[Start RECORDS TO PROCESS]

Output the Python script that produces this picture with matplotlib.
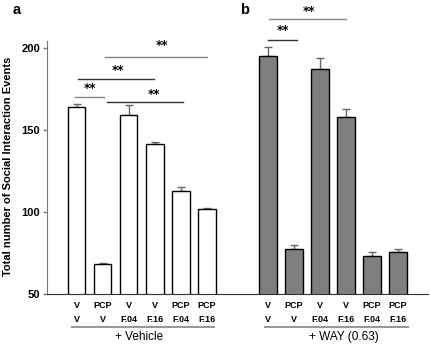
import numpy as np
import matplotlib.pyplot as plt

plt.rcParams['font.family'] = ['Liberation Sans', 'DejaVu Sans']

# Datos
vehicle_means = [164, 68.3, 159.1, 141.3, 112.8, 102.0]
vehicle_err = [1.8, 0.6, 6.0, 1.3, 2.5, 0.7]
way_means = [194.9, 77.6, 187.2, 157.9, 73.2, 75.8]
way_err = [5.7, 2.3, 6.7, 4.7, 2.4, 1.4]
row1 = ['V', 'PCP', 'V', 'V', 'PCP', 'PCP']
row2 = ['V', 'V', 'F.04', 'F.16', 'F.04', 'F.16']

# posiciones de las barras
xa = np.arange(6)
xb = np.arange(6) + 7.35

fig = plt.figure(figsize=(4.3, 3.46), dpi=100)
ax = fig.add_axes([0.109, 0.150, 0.886, 0.835])

w = 0.67
ax.bar(xa, vehicle_means, w, color='white', edgecolor='black', linewidth=1.0, zorder=2)
ax.bar(xb, way_means, w, color='#7f7f7f', edgecolor='black', linewidth=1.0, zorder=2)
ax.errorbar(xa, vehicle_means, yerr=[np.zeros(6), vehicle_err], fmt='none',
            ecolor='#666666', elinewidth=1.0, capsize=3, capthick=1.0, zorder=1)
ax.errorbar(xb, way_means, yerr=[np.zeros(6), way_err], fmt='none',
            ecolor='#666666', elinewidth=1.0, capsize=3, capthick=1.0, zorder=1)

ax.set_xlim(-1.15, 13.5)
ax.set_ylim(50, 226)
ax.spines['top'].set_visible(False)
ax.spines['right'].set_visible(False)
ax.spines['left'].set_bounds(50, 204)
ax.spines['left'].set_color('#777777')
ax.spines['bottom'].set_color('#333333')
ax.set_xticks([])
ax.set_yticks([50, 100, 150, 200])
ax.tick_params(axis='y', length=3, width=1, color='#777777', pad=2, labelsize=8)
for t in ax.get_yticklabels():
    t.set_fontweight('bold')
ax.set_ylabel('Total number of Social Interaction Events', fontsize=8,
              fontweight='bold')
ax.yaxis.set_label_coords(-0.09, 0.443)

# lineas de significancia (x0, x1, y, x estrellas, y estrellas, color)
sig = [(-0.08, 1.04, 170.1, 0.5, 175.0, '#888888'),
       (0.04, 2.96, 180.9, 1.6, 186.2, '#333333'),
       (1.08, 5.0, 194.7, 3.27, 201.2, '#888888'),
       (1.15, 4.08, 166.9, 2.96, 171.3, '#333333'),
       (7.38, 10.35, 217.3, 8.92, 222.0, '#888888'),
       (7.35, 8.46, 204.7, 7.92, 210.5, '#333333')]
for x0, x1, y, xs, ys, c in sig:
    ax.plot([x0, x1], [y, y], color=c, linewidth=1.0, clip_on=False)
    ax.text(xs, ys, '**', ha='center', va='center', fontsize=8.5, fontweight='bold',
            family='DejaVu Sans')

# etiquetas de grupos
for xs in (xa, xb):
    for i, x in enumerate(xs):
        ax.text(x, 43.3, row1[i], ha='center', va='center', fontsize=6.5,
                fontweight='bold', clip_on=False)
        ax.text(x, 34.8, row2[i], ha='center', va='center', fontsize=6.5,
                fontweight='bold', clip_on=False)
ax.plot([-0.19, 5.27], [29.9, 29.9], color='#999999', linewidth=1.5, clip_on=False)
ax.plot([7.23, 12.73], [29.9, 29.9], color='#999999', linewidth=1.5, clip_on=False)
ax.text(2.41, 23.8, '+ Vehicle', ha='center', va='center', fontsize=8.5, clip_on=False)
ax.text(10.29, 23.8, '+ WAY (0.63)', ha='center', va='center', fontsize=8.5, clip_on=False)

fig.text(13 / 430, 1 - 10 / 346, 'a', fontsize=10.5, fontweight='bold', va='center')
fig.text(240 / 430, 1 - 10 / 346, 'b', fontsize=10.5, fontweight='bold', va='center')

fig.savefig('out.png', dpi=100)
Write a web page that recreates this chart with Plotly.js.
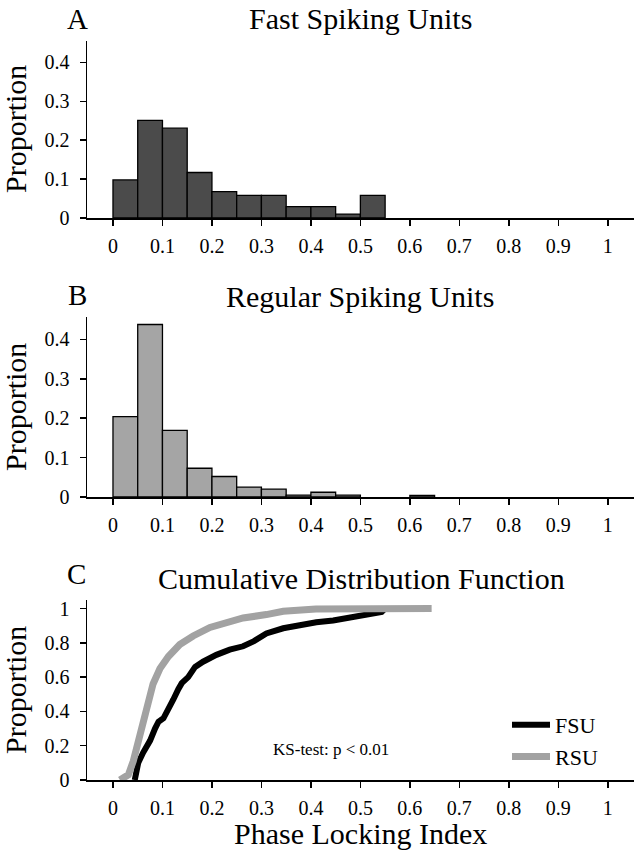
<!DOCTYPE html>
<html>
<head>
<meta charset="utf-8">
<script src="https://cdn.plot.ly/plotly-3.0.1.min.js"></script>
<style>
  html, body { margin: 0; padding: 0; background: #fff; }
  #chart { width: 634px; height: 853px; }
</style>
</head>
<body>
<div id="chart"></div>
<script>
// histogram bins (left edges), width 0.05; null = empty bin
var binLeft = [0, 0.05, 0.1, 0.15, 0.2, 0.25, 0.3, 0.35, 0.4, 0.45, 0.5, 0.55, 0.6];
var fsuProp = [0.098, 0.251, 0.231, 0.117, 0.068, 0.058, 0.058, 0.029, 0.029, 0.010, 0.058, null, null];
var rsuProp = [0.204, 0.438, 0.169, 0.073, 0.052, 0.025, 0.020, 0.005, 0.012, 0.005, null, null, 0.004];

// cumulative distributions
var fsuCdfX = [0.044, 0.051, 0.061, 0.075, 0.085, 0.092, 0.102, 0.112, 0.122, 0.132, 0.139, 0.152, 0.166, 0.182, 0.209, 0.236, 0.263, 0.285, 0.31, 0.344, 0.378, 0.411, 0.445, 0.465, 0.499, 0.526, 0.543, 0.55];
var fsuCdfY = [0, 0.10, 0.16, 0.23, 0.30, 0.34, 0.36, 0.41, 0.47, 0.53, 0.565, 0.60, 0.66, 0.69, 0.73, 0.76, 0.78, 0.81, 0.855, 0.885, 0.905, 0.92, 0.93, 0.94, 0.95, 0.965, 0.98, 1.0];
var rsuCdfX = [0.014, 0.031, 0.041, 0.051, 0.061, 0.071, 0.081, 0.095, 0.112, 0.135, 0.162, 0.196, 0.230, 0.263, 0.31, 0.344, 0.41, 0.479, 0.644];
var rsuCdfY = [0, 0.03, 0.11, 0.23, 0.35, 0.46, 0.56, 0.65, 0.72, 0.79, 0.84, 0.89, 0.92, 0.945, 0.965, 0.984, 0.998, 1.0, 1.0];

var xTicks = [0, 0.1, 0.2, 0.3, 0.4, 0.5, 0.6, 0.7, 0.8, 0.9, 1];

var FONT = '"Liberation Serif", "Times New Roman", serif';
var W = 634, H = 853;

// pixel -> paper helpers for text placement
function px(x) { return x / W; }
function py(y) { return 1 - y / H; }

var data = [
    {
        type: 'bar', x: binLeft, y: fsuProp, width: 0.05, offset: 0,
        marker: {color: '#4b4b4b', line: {color: '#000', width: 1.3}},
        xaxis: 'x', yaxis: 'y', showlegend: false
    },
    {
        type: 'bar', x: binLeft, y: rsuProp, width: 0.05, offset: 0,
        marker: {color: '#a5a5a5', line: {color: '#000', width: 1.3}},
        xaxis: 'x2', yaxis: 'y2', showlegend: false
    },
    {
        type: 'scatter', mode: 'lines', name: 'FSU',
        x: fsuCdfX, y: fsuCdfY,
        line: {color: '#000', width: 6},
        xaxis: 'x3', yaxis: 'y3'
    },
    {
        type: 'scatter', mode: 'lines', name: 'RSU',
        x: rsuCdfX, y: rsuCdfY,
        line: {color: '#a2a2a2', width: 7},
        xaxis: 'x3', yaxis: 'y3'
    }
];

function xAxis(anchor) {
    return {
        anchor: anchor, domain: [87 / W, 1], range: [-0.0525, 1.053],
        tickvals: xTicks, ticks: 'outside', ticklen: 6, tickwidth: 1.5, tickcolor: '#000',
        showline: true, linecolor: '#000', linewidth: 1.5,
        showgrid: false, zeroline: false, ticklabelstandoff: 3,
        tickfont: {family: FONT, size: 20, color: '#000'}
    };
}
function yAxis(anchor, dom, rng, dt) {
    return {
        anchor: anchor, domain: dom, range: rng, dtick: dt, tick0: 0,
        ticks: 'outside', ticklen: 6, tickwidth: 1.5, tickcolor: '#000',
        showline: true, linecolor: '#000', linewidth: 1.5,
        showgrid: false, zeroline: false, ticklabelstandoff: 6,
        tickfont: {family: FONT, size: 20, color: '#000'}
    };
}

function label(text, x, y, size, extra) {
    var a = {
        text: text, xref: 'paper', yref: 'paper', x: px(x), y: py(y),
        xanchor: 'center', yanchor: 'middle', showarrow: false,
        font: {family: FONT, size: size, color: '#000'}
    };
    for (var k in extra) a[k] = extra[k];
    return a;
}

var layout = {
    width: W, height: H,
    margin: {l: 0, r: 0, t: 0, b: 0},
    paper_bgcolor: '#fff', plot_bgcolor: '#fff',
    bargap: 0,
    xaxis: xAxis('y'),
    yaxis: yAxis('x', [py(218), py(41)], [0, 0.455], 0.1),
    xaxis2: xAxis('y2'),
    yaxis2: yAxis('x2', [py(497), py(317)], [0, 0.457], 0.1),
    xaxis3: xAxis('y3'),
    yaxis3: yAxis('x3', [py(780), py(600)], [0, 1.05], 0.2),
    showlegend: true,
    legend: {
        x: px(507), y: py(704), xanchor: 'left', yanchor: 'top',
        bgcolor: 'rgba(0,0,0,0)', borderwidth: 0, itemwidth: 38,
        font: {family: FONT, size: 22, color: '#000'},
        traceorder: 'normal'
    },
    annotations: [
        label('A', 77, 19, 29),
        label('Fast Spiking Units', 360, 18, 30),
        label('B', 77, 295, 29),
        label('Regular Spiking Units', 360, 297, 30),
        label('C', 76, 574, 29),
        label('Cumulative Distribution Function', 361, 578, 30),
        label('Proportion', 15, 129, 30, {textangle: -90}),
        label('Proportion', 15, 407, 30, {textangle: -90}),
        label('Proportion', 15, 690, 30, {textangle: -90}),
        label('Phase Locking Index', 360, 833, 30),
        label('KS-test: p &lt; 0.01', 331, 749, 17)
    ]
};

Plotly.newPlot('chart', data, layout, {displayModeBar: false, staticPlot: true});
</script>
</body>
</html>
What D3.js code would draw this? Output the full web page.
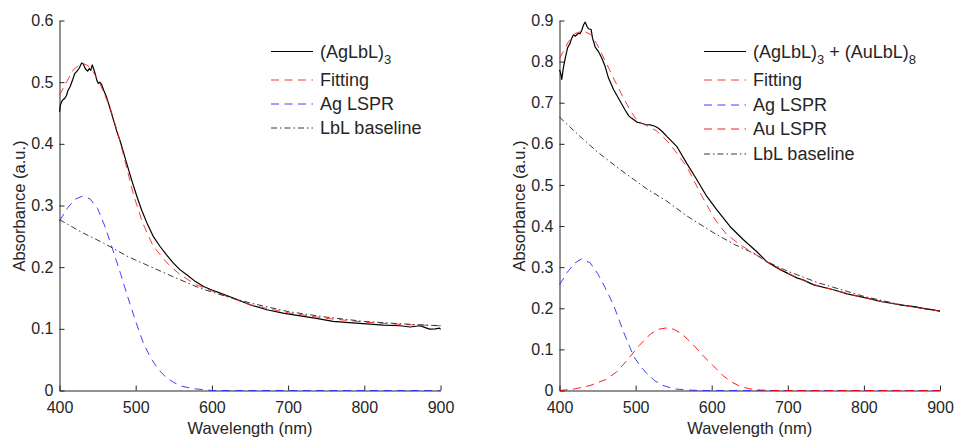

[End RECORDS TO PROCESS]

## TASK STATEMENT
In the material above, find each line that contains the word "chart", and select it.

## TASK RESULT
Write a web page that recreates this chart with Plotly.js.
  #chart { width: 634px; height: 853px; }
<div id="chart"></div>
Plotly.newPlot('chart', data, layout, {displayModeBar: false, staticPlot: true});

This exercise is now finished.